### Data extracted from a collection

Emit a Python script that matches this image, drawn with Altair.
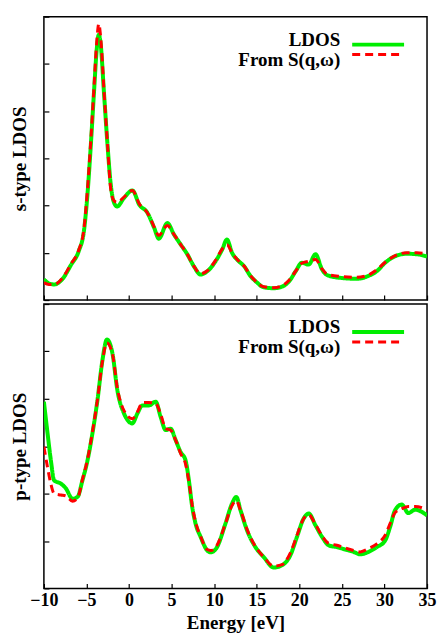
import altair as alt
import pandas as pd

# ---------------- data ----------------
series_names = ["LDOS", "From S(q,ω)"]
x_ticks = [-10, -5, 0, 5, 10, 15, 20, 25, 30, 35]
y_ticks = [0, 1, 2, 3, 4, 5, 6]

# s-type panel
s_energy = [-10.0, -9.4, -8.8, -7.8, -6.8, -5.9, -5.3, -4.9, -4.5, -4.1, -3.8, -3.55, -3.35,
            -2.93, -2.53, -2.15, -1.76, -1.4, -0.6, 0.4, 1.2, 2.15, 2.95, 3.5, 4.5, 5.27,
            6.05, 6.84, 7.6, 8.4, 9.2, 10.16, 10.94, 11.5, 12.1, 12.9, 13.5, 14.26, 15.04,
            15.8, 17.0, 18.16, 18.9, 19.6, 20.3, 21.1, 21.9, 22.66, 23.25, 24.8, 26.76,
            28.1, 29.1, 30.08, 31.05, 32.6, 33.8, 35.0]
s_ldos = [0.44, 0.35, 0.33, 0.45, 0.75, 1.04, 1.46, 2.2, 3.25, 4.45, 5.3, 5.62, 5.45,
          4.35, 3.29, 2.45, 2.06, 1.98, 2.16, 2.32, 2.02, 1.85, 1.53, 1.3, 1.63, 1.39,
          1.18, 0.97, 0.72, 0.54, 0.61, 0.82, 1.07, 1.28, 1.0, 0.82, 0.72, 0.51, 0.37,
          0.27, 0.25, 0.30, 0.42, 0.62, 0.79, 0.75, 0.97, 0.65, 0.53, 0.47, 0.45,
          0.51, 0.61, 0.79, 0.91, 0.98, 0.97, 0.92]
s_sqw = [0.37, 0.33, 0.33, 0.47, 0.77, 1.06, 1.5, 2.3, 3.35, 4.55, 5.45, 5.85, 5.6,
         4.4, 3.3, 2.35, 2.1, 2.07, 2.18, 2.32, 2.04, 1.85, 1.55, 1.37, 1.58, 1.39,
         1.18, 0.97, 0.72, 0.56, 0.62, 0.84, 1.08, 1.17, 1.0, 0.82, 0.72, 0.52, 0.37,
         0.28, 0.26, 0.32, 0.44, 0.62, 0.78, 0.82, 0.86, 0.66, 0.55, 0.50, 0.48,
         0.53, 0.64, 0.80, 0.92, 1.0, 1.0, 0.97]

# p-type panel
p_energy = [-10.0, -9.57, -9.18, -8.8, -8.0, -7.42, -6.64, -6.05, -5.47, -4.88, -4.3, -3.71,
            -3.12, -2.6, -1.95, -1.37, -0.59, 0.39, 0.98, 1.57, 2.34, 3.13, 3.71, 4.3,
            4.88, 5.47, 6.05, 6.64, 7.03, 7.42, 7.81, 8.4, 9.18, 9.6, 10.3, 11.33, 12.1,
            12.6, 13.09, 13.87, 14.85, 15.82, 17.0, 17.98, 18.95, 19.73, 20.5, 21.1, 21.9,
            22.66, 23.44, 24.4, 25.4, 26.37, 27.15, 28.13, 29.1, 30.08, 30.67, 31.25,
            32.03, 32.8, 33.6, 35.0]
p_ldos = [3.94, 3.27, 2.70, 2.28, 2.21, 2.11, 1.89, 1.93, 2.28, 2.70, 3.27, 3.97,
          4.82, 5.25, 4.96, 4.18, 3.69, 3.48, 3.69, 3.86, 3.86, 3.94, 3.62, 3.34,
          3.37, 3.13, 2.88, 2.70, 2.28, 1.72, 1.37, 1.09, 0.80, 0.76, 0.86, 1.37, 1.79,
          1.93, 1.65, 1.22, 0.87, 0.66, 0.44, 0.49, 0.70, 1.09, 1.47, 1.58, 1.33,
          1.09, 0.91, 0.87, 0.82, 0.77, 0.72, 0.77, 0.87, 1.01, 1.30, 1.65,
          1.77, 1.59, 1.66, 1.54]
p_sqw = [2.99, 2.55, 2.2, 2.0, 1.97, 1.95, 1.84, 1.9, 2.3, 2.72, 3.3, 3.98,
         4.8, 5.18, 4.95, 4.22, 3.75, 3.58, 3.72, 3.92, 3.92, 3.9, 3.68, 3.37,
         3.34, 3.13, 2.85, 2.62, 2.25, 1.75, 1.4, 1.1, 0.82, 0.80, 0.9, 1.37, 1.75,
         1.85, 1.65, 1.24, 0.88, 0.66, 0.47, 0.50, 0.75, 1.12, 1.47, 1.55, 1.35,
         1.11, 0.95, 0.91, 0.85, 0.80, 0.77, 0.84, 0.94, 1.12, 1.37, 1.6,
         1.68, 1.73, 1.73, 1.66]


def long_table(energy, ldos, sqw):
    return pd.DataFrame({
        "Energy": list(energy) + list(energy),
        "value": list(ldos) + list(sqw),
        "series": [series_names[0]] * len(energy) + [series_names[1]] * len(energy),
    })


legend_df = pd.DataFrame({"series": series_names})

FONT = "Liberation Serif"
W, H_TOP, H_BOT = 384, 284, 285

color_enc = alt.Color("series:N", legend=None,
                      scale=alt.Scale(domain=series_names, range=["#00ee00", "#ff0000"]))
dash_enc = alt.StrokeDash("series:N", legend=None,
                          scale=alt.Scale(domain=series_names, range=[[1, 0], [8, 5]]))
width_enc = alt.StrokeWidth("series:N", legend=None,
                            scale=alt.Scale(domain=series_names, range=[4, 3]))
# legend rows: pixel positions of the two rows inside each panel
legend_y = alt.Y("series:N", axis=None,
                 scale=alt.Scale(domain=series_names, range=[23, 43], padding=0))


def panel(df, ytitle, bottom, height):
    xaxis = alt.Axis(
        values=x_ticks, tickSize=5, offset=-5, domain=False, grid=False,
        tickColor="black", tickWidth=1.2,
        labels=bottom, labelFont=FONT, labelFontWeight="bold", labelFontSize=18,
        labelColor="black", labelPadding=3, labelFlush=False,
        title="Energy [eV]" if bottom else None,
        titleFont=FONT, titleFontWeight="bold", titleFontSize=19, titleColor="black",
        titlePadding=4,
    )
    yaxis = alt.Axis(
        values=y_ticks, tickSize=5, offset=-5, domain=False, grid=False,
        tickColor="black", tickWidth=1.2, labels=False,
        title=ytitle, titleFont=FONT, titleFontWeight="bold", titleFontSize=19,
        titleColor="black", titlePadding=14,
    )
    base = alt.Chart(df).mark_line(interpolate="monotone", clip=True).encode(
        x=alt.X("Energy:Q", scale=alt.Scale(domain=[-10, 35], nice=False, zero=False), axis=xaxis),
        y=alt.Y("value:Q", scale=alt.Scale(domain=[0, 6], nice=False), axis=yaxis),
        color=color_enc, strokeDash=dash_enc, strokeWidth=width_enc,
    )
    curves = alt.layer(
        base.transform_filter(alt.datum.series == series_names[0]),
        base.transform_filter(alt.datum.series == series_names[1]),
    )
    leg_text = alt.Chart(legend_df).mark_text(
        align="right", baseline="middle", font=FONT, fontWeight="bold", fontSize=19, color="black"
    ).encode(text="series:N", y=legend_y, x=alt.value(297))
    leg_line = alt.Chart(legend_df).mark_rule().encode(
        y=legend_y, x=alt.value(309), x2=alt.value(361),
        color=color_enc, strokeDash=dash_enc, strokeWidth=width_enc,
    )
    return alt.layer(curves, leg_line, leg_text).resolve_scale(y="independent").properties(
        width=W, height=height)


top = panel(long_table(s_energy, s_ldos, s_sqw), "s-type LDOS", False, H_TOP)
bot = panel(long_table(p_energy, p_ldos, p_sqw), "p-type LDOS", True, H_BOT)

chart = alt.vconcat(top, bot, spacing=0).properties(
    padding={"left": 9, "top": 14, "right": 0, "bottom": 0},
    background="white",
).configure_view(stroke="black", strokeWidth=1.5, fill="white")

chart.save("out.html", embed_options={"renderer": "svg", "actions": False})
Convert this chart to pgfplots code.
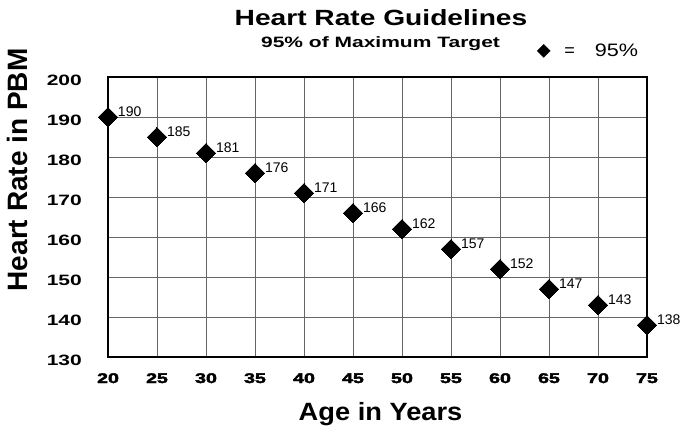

### TASK GOAL
Everything from the top line of the data down to and including the line with "y_ticks = [0, 1, 2, 3, 4, 5, 6]" is to be copied, except the pictures.

### FINISHED EXERCISE
Emit a Python script that matches this image, drawn with Altair.
import altair as alt
import pandas as pd

# ---------------- data ----------------
series_names = ["LDOS", "From S(q,ω)"]
x_ticks = [-10, -5, 0, 5, 10, 15, 20, 25, 30, 35]
y_ticks = [0, 1, 2, 3, 4, 5, 6]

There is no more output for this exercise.